WHAT YOU NEED TO DO: Will you output the lines between the ones holding "Recreate this image" and "(0,0) rectangle (1279,1524);", inclusive, exactly as they stand, and only those lines, with the pictures left out?

STORED ROWS:
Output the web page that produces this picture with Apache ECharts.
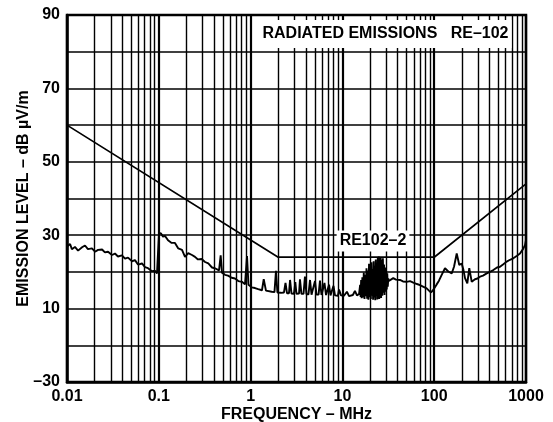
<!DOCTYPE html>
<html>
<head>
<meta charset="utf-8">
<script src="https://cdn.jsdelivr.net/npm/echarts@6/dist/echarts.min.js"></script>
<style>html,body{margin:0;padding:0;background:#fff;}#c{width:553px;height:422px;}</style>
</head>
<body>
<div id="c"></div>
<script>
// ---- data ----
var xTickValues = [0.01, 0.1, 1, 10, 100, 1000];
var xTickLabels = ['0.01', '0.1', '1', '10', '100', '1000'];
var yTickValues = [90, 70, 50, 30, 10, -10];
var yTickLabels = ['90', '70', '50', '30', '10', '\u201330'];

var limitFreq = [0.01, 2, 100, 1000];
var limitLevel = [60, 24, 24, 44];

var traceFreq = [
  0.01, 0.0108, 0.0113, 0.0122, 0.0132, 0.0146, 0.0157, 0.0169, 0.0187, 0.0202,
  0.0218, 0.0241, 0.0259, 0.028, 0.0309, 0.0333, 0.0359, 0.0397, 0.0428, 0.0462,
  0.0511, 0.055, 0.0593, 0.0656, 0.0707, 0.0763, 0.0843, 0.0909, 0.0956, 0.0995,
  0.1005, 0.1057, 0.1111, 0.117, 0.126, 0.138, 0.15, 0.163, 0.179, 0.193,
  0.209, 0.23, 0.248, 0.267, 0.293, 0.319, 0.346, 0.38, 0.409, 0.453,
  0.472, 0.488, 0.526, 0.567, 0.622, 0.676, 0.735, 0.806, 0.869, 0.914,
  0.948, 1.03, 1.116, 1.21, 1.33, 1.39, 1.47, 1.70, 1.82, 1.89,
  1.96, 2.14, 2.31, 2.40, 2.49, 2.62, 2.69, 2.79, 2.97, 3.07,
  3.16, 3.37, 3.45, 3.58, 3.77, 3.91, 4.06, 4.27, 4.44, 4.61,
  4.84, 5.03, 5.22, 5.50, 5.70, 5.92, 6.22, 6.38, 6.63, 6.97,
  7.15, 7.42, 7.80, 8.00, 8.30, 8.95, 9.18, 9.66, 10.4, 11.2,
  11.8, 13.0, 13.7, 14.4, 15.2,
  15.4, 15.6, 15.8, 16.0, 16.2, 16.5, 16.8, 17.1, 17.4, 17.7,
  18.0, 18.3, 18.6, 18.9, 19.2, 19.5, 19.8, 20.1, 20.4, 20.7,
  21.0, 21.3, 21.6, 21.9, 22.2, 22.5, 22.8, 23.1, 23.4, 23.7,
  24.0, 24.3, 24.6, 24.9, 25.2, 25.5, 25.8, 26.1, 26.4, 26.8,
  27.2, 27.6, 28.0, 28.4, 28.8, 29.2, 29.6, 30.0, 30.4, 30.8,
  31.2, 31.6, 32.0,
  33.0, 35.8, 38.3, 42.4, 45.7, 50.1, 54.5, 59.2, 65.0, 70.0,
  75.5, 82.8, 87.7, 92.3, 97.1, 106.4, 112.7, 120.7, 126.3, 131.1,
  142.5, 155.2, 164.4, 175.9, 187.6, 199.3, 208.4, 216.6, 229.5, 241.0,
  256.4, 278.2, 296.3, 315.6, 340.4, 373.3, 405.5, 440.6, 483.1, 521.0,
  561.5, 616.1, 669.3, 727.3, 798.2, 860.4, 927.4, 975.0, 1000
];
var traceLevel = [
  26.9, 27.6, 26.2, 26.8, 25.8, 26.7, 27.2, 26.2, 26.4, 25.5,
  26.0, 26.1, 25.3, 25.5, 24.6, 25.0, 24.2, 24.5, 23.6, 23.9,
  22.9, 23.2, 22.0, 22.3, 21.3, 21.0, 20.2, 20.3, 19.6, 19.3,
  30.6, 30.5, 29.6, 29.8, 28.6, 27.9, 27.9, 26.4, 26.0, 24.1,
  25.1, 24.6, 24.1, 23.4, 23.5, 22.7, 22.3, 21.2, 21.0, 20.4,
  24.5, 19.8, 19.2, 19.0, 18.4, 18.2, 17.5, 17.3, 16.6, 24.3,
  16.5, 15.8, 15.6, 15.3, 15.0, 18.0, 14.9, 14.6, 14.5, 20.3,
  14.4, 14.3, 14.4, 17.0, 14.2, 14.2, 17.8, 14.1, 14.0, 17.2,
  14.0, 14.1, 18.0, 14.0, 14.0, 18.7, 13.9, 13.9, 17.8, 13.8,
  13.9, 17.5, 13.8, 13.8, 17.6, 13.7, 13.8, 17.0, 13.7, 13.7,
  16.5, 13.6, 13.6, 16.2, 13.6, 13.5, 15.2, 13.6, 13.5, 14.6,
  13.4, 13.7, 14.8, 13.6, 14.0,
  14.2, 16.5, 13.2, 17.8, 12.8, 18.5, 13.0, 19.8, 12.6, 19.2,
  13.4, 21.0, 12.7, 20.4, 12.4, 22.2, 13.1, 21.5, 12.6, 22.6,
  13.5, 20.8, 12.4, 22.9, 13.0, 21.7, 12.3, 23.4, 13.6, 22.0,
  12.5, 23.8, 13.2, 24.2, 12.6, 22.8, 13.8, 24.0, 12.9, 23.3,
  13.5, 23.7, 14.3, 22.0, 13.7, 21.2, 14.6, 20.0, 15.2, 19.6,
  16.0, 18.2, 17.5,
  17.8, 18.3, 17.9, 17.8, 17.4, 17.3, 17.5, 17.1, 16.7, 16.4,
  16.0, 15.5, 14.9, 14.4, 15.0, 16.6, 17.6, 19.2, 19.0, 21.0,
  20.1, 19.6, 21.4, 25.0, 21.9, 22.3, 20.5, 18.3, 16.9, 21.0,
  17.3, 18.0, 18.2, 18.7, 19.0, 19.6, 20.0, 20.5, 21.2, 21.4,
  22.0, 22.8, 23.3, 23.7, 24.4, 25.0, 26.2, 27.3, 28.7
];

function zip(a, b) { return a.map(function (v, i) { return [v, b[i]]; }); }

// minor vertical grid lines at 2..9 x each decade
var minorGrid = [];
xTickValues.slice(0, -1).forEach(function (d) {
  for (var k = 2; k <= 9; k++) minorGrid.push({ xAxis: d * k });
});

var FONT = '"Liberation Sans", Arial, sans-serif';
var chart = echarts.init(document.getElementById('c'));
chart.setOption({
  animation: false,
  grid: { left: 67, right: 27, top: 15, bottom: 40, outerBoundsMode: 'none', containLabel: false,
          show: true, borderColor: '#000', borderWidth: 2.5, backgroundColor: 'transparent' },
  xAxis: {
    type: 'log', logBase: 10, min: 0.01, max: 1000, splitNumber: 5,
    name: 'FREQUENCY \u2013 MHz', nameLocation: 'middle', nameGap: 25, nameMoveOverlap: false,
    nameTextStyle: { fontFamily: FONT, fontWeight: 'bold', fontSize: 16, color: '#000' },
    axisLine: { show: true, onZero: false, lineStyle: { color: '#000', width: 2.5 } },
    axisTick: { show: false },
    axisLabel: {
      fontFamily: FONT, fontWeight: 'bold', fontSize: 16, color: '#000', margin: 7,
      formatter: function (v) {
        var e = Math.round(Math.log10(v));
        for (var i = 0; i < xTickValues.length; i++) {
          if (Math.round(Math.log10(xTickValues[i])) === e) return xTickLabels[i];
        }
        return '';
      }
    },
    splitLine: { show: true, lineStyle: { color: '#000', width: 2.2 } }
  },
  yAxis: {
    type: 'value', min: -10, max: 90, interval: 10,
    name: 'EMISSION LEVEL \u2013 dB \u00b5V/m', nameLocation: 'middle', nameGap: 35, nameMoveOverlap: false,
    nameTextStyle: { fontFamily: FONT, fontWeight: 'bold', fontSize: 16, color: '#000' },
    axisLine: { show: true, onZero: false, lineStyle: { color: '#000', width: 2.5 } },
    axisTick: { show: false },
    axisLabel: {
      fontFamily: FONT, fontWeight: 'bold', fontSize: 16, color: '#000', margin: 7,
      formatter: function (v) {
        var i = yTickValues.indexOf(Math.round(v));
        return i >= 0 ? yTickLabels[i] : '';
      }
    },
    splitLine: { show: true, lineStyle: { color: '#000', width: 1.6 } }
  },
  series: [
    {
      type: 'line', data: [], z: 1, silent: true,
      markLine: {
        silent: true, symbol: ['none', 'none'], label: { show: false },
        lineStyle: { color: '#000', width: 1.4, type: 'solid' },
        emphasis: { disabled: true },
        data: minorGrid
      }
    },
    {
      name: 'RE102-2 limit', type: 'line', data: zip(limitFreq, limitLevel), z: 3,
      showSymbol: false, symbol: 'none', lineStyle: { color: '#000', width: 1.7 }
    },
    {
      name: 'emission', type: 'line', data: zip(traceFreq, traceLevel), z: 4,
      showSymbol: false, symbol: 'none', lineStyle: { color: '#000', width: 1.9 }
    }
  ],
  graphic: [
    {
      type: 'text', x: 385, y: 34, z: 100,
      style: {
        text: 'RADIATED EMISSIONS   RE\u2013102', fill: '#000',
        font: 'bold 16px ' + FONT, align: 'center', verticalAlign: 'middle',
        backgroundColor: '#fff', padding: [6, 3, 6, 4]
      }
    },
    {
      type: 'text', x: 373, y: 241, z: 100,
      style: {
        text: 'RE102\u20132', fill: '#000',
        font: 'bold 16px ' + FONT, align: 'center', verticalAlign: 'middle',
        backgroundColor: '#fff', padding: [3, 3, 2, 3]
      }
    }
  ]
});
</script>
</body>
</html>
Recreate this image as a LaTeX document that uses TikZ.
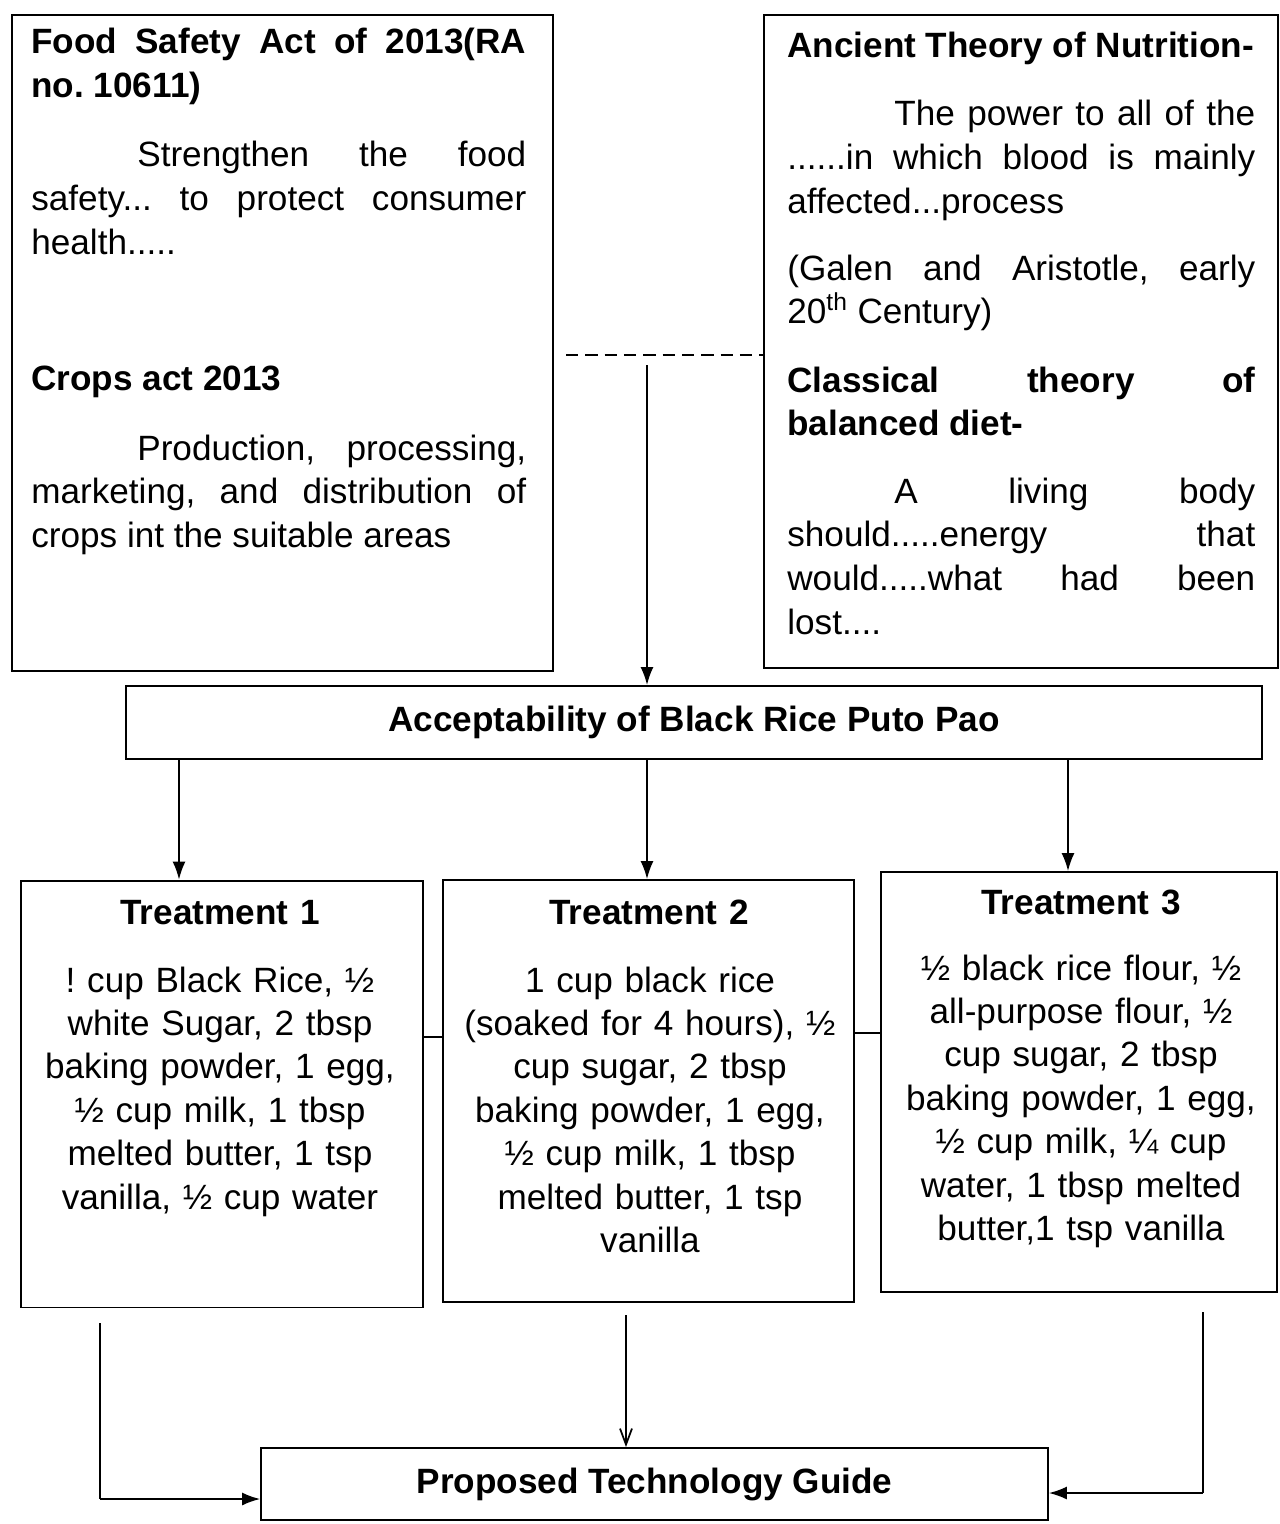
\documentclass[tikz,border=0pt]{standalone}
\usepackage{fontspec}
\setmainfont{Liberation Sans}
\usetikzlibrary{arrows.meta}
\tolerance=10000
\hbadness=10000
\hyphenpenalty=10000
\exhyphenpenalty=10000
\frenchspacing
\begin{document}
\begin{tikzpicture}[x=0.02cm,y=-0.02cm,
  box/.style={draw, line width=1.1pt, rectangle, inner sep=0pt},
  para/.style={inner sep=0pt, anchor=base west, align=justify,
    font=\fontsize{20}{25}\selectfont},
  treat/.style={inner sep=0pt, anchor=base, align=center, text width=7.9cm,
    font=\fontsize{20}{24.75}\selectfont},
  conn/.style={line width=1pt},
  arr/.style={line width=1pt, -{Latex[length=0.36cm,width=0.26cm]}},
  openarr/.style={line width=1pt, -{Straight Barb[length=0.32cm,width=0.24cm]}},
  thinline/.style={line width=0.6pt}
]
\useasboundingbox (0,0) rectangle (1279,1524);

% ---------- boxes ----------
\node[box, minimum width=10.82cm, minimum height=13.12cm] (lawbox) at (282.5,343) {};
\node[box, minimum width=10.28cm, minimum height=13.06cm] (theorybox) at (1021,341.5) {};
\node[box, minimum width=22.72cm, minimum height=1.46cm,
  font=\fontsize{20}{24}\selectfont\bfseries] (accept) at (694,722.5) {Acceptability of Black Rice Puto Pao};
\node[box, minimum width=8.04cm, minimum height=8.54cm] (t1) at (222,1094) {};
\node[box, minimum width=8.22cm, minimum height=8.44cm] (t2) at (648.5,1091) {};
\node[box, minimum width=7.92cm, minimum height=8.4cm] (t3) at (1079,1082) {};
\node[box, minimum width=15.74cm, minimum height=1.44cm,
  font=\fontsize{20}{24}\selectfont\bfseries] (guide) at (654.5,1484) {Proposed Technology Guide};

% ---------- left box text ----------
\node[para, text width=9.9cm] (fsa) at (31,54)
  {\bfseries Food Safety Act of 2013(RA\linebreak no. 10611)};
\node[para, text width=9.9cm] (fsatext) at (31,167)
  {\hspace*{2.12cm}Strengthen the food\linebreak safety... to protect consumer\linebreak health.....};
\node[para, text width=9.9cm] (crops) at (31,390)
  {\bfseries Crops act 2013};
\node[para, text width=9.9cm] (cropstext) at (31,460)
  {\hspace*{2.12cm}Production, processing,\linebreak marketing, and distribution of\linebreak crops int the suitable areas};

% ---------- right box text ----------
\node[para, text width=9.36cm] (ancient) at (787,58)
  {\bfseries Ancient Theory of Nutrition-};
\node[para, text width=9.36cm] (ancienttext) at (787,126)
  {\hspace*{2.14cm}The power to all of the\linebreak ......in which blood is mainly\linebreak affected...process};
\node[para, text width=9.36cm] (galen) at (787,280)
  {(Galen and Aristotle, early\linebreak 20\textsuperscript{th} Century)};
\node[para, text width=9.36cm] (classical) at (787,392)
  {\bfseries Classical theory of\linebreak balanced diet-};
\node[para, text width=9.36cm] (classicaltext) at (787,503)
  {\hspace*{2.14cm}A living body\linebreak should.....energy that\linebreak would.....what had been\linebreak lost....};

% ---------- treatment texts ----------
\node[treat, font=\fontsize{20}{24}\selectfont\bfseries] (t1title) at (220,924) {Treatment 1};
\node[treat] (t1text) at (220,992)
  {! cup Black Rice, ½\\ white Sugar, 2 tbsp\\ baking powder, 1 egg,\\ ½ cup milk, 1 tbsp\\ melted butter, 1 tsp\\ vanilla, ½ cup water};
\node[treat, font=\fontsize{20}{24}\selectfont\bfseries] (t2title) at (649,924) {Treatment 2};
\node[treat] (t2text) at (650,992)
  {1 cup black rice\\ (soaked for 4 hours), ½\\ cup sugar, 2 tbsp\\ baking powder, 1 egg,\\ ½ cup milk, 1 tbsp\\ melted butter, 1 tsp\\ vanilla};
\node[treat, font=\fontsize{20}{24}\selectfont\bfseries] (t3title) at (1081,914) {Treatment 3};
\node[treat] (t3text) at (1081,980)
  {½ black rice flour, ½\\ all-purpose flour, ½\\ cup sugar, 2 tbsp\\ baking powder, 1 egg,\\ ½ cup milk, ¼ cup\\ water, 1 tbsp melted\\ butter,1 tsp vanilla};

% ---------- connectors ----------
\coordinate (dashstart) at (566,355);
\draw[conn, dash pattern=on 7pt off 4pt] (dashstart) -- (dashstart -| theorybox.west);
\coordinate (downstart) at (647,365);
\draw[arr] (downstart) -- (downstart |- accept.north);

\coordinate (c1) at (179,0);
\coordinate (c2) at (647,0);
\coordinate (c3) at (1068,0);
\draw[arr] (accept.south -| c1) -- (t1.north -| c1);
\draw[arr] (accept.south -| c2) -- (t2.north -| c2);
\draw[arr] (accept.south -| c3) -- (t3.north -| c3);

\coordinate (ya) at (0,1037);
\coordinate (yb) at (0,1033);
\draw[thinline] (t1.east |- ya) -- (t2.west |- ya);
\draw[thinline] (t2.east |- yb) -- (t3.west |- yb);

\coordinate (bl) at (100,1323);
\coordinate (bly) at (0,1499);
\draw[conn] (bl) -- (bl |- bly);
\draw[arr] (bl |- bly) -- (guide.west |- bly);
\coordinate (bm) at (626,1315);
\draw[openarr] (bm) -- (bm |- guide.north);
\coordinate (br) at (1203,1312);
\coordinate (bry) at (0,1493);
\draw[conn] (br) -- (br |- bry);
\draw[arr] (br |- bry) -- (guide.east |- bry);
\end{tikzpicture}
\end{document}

RESPONSE:
Recreate this image as a LaTeX document that uses TikZ.
\documentclass[tikz,border=0pt]{standalone}
\usepackage{fontspec}
\setmainfont{Liberation Sans}
\usetikzlibrary{arrows.meta}
\tolerance=10000
\hbadness=10000
\hyphenpenalty=10000
\exhyphenpenalty=10000
\frenchspacing
\begin{document}
\begin{tikzpicture}[x=0.02cm,y=-0.02cm,
  box/.style={draw, line width=1.1pt, rectangle, inner sep=0pt},
  para/.style={inner sep=0pt, anchor=base west, align=justify,
    font=\fontsize{20}{25}\selectfont},
  treat/.style={inner sep=0pt, anchor=base, align=center, text width=7.9cm,
    font=\fontsize{20}{24.75}\selectfont},
  conn/.style={line width=1pt},
  arr/.style={line width=1pt, -{Latex[length=0.36cm,width=0.26cm]}},
  openarr/.style={line width=1pt, -{Straight Barb[length=0.32cm,width=0.24cm]}},
  thinline/.style={line width=0.6pt}
]
\useasboundingbox (0,0) rectangle (1279,1524);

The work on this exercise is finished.